- **Exercise requirements**: Copy only the lines between the one containing "Reproduce this diagram with TikZ." and the end of the records, both included, leaving out pictures.

»»

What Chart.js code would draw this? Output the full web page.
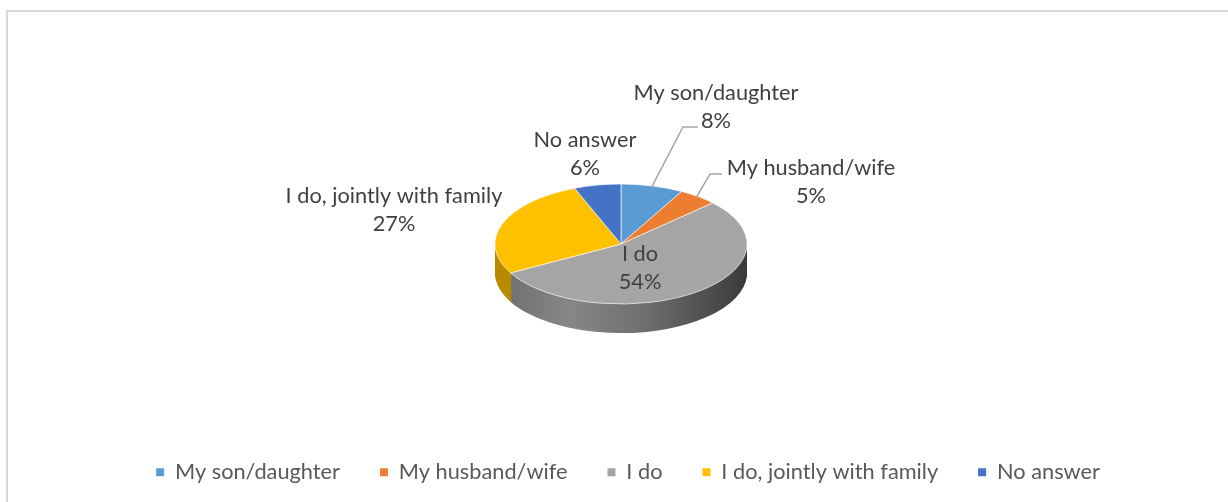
<!DOCTYPE html>
<html>
<head>
<meta charset="utf-8">
<script src="https://cdn.jsdelivr.net/npm/chart.js"></script>
<style>
  body { margin: 0; overflow: hidden; background: #fff; }
  #frame { position: absolute; left: 6px; top: 10px; width: 1240px; height: 520px; border: 2px solid #d9d9d9; }
  #myChart { position: absolute; left: 0; top: 0; }
</style>
</head>
<body>
<div id="frame"></div>
<canvas id="myChart" width="1228" height="502"></canvas>
<script>
const categories = ['My son/daughter', 'My husband/wife', 'I do', 'I do, jointly with family', 'No answer'];
const shares = [8, 5, 54, 27, 6];
const sliceColors = ['#5B9BD5', '#ED7D31', '#A5A5A5', '#FFC000', '#4472C4'];
const sideColors = ['#3f6f9c', '#a85620', 'gray', '#b88a00', '#2f5597'];

// where the flattened pie sits on the page
const pie = { cx: 621, cy: 244, rx: 126, ry: 60, depth: 29 };
const fontSize = 21.75;
const fontFamily = 'Lato, "Open Sans", sans-serif';
// data label text anchors (first line), second line sits 28px lower
const labelPos = [[716, 93], [811, 168], [640, 254], [394, 196], [585, 140]];
// leader line elbows for the two small slices
const leaders = [[[683, 127], [698, 127]], [[710, 174], [722, 174]], null, null, null];

function applyPie(ctx, arc, dy) {
  const R = arc.outerRadius;
  ctx.translate(pie.cx, pie.cy + dy);
  ctx.scale(pie.rx / R, pie.ry / R);
  ctx.translate(-arc.x, -arc.y);
}

function rimPoint(ang, f) {
  return [pie.cx + Math.cos(ang) * pie.rx * f, pie.cy + Math.sin(ang) * pie.ry * f];
}

const pie3d = {
  id: 'pie3d',
  beforeDatasetsDraw(chart) {
    const ctx = chart.ctx;
    const arcs = chart.getDatasetMeta(0).data;
    const a0 = arcs[0];
    // side walls: stack the slices downwards in darker colours
    for (let d = pie.depth; d >= 1; d--) {
      ctx.save();
      applyPie(ctx, a0, d);
      const R = a0.outerRadius;
      const g = ctx.createLinearGradient(a0.x - R, 0, a0.x + R, 0);
      g.addColorStop(0, '#6c6c6c');
      g.addColorStop(0.3, '#878787');
      g.addColorStop(0.6, '#6e6e6e');
      g.addColorStop(1, '#3a3a3a');
      arcs.forEach((arc, i) => {
        ctx.beginPath();
        ctx.moveTo(arc.x, arc.y);
        ctx.arc(arc.x, arc.y, arc.outerRadius, arc.startAngle, arc.endAngle);
        ctx.closePath();
        ctx.fillStyle = i === 2 ? g : sideColors[i];
        ctx.fill();
      });
      ctx.restore();
    }
    ctx.save();
    applyPie(ctx, a0, 0);
  },
  afterDatasetsDraw(chart) {
    const ctx = chart.ctx;
    ctx.restore();
    const arcs = chart.getDatasetMeta(0).data;
    ctx.save();
    ctx.font = fontSize + 'px ' + fontFamily;
    ctx.fillStyle = '#404040';
    ctx.textAlign = 'center';
    ctx.textBaseline = 'middle';
    arcs.forEach((arc, i) => {
      const [x, y] = labelPos[i];
      ctx.fillText(categories[i], x, y);
      ctx.fillText(shares[i] + '%', x, y + 28);
      if (leaders[i]) {
        const mid = (arc.startAngle + arc.endAngle) / 2;
        const p = rimPoint(mid, 0.97);
        ctx.beginPath();
        ctx.moveTo(p[0], p[1]);
        leaders[i].forEach(q => ctx.lineTo(q[0], q[1]));
        ctx.strokeStyle = '#a6a6a6';
        ctx.lineWidth = 1.5;
        ctx.stroke();
      }
    });
    ctx.restore();
  }
};

const myChart = new Chart(document.getElementById('myChart'), {
  type: 'pie',
  data: {
    labels: categories,
    datasets: [{
      data: shares,
      backgroundColor: sliceColors,
      borderColor: '#ffffff',
      borderWidth: 1.5,
      clip: false
    }]
  },
  options: {
    responsive: false,
    animation: false,
    events: [],
    layout: { padding: { left: 28, bottom: 9 } },
    plugins: {
      tooltip: { enabled: false },
      legend: {
        position: 'bottom',
        labels: {
          boxWidth: 8,
          boxHeight: 8,
          padding: 40,
          color: '#595959',
          font: { family: fontFamily, size: fontSize },
          generateLabels(chart) {
            return Chart.overrides.pie.plugins.legend.labels.generateLabels(chart)
              .map(l => Object.assign(l, { lineWidth: 0, strokeStyle: l.fillStyle }));
          }
        }
      }
    }
  },
  plugins: [pie3d]
});
</script>
</body>
</html>
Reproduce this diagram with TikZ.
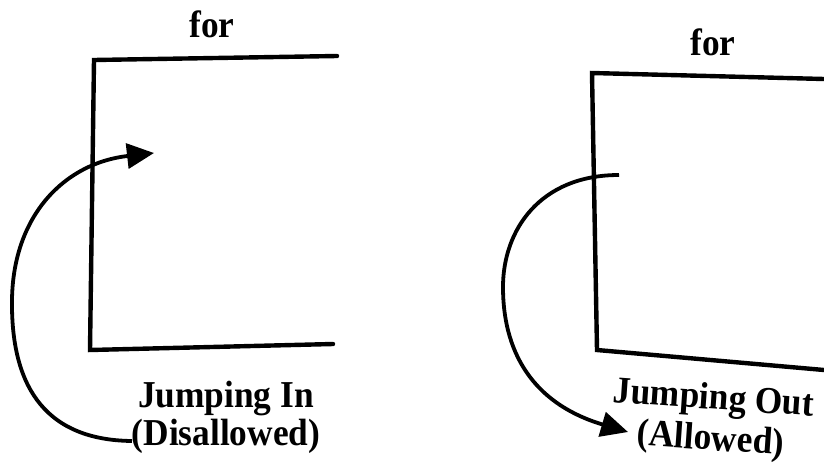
\documentclass[tikz,border=0pt]{standalone}
\usepackage{fontspec}
\setmainfont{Liberation Serif}
\usetikzlibrary{arrows.meta}
\newcommand{\cnd}[1]{\scalebox{0.93}[1]{#1}}
\begin{document}
\begin{tikzpicture}[x=1pt,y=-1pt,
  bar/.style={line width=4.4pt,line cap=round,line join=miter},
  jump/.style={line width=3.8pt,-{Triangle[length=27pt,width=25pt]}},
  lbl/.style={font=\bfseries\fontsize{38}{38}\selectfont,inner sep=0pt,anchor=base,align=center}]
\useasboundingbox (0,0) rectangle (824,466);
% left diagram
\node[lbl] (for1) at (212,37) {\cnd{for}};
\coordinate (l1) at (337,56);
\coordinate (l2) at (94,60);
\coordinate (l3) at (90,350);
\coordinate (l4) at (333,344);
\draw[bar] (l1) -- (l2) -- (l3) -- (l4);
\node[lbl] (jin) at (226,445) {\cnd{Jumping In}\\\cnd{(Disallowed)}};
\coordinate (js) at (132,441);
\coordinate (jt) at (154,153);
\draw[jump] (js) .. controls (40,440) and (11,380) .. (12,300)
  .. controls (13,215) and (65,163) .. (jt);
% right diagram
\node[lbl] (for2) at (713,55) {\cnd{for}};
\coordinate (r1) at (592,73);
\coordinate (r2) at (824,79);
\coordinate (r3) at (597,350);
\coordinate (r4) at (824,370);
\draw[bar] (r2) -- (r1) -- (r3) -- (r4);
\node[lbl,font=\bfseries\fontsize{38}{41}\selectfont,rotate=-4] (jout) at (710,450) {\cnd{Jumping Out}\\\cnd{(Allowed)}};
\coordinate (os) at (619,175);
\coordinate (ot) at (628,432);
\draw[jump] (os) .. controls (540,175) and (503,230) .. (503,287)
  .. controls (503,360) and (540,406) .. (ot);
\end{tikzpicture}
\end{document}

««

- **Written answer**:
Reproduce this diagram with TikZ.
\documentclass[tikz,border=0pt]{standalone}
\usepackage{fontspec}
\setmainfont{Liberation Serif}
\usetikzlibrary{arrows.meta}
\newcommand{\cnd}[1]{\scalebox{0.93}[1]{#1}}
\begin{document}
\begin{tikzpicture}[x=1pt,y=-1pt,
  bar/.style={line width=4.4pt,line cap=round,line join=miter},
  jump/.style={line width=3.8pt,-{Triangle[length=27pt,width=25pt]}},
  lbl/.style={font=\bfseries\fontsize{38}{38}\selectfont,inner sep=0pt,anchor=base,align=center}]
\useasboundingbox (0,0) rectangle (824,466);
% left diagram
\node[lbl] (for1) at (212,37) {\cnd{for}};
\coordinate (l1) at (337,56);
\coordinate (l2) at (94,60);
\coordinate (l3) at (90,350);
\coordinate (l4) at (333,344);
\draw[bar] (l1) -- (l2) -- (l3) -- (l4);
\node[lbl] (jin) at (226,445) {\cnd{Jumping In}\\\cnd{(Disallowed)}};
\coordinate (js) at (132,441);
\coordinate (jt) at (154,153);
\draw[jump] (js) .. controls (40,440) and (11,380) .. (12,300)
  .. controls (13,215) and (65,163) .. (jt);
% right diagram
\node[lbl] (for2) at (713,55) {\cnd{for}};
\coordinate (r1) at (592,73);
\coordinate (r2) at (824,79);
\coordinate (r3) at (597,350);
\coordinate (r4) at (824,370);
\draw[bar] (r2) -- (r1) -- (r3) -- (r4);
\node[lbl,font=\bfseries\fontsize{38}{41}\selectfont,rotate=-4] (jout) at (710,450) {\cnd{Jumping Out}\\\cnd{(Allowed)}};
\coordinate (os) at (619,175);
\coordinate (ot) at (628,432);
\draw[jump] (os) .. controls (540,175) and (503,230) .. (503,287)
  .. controls (503,360) and (540,406) .. (ot);
\end{tikzpicture}
\end{document}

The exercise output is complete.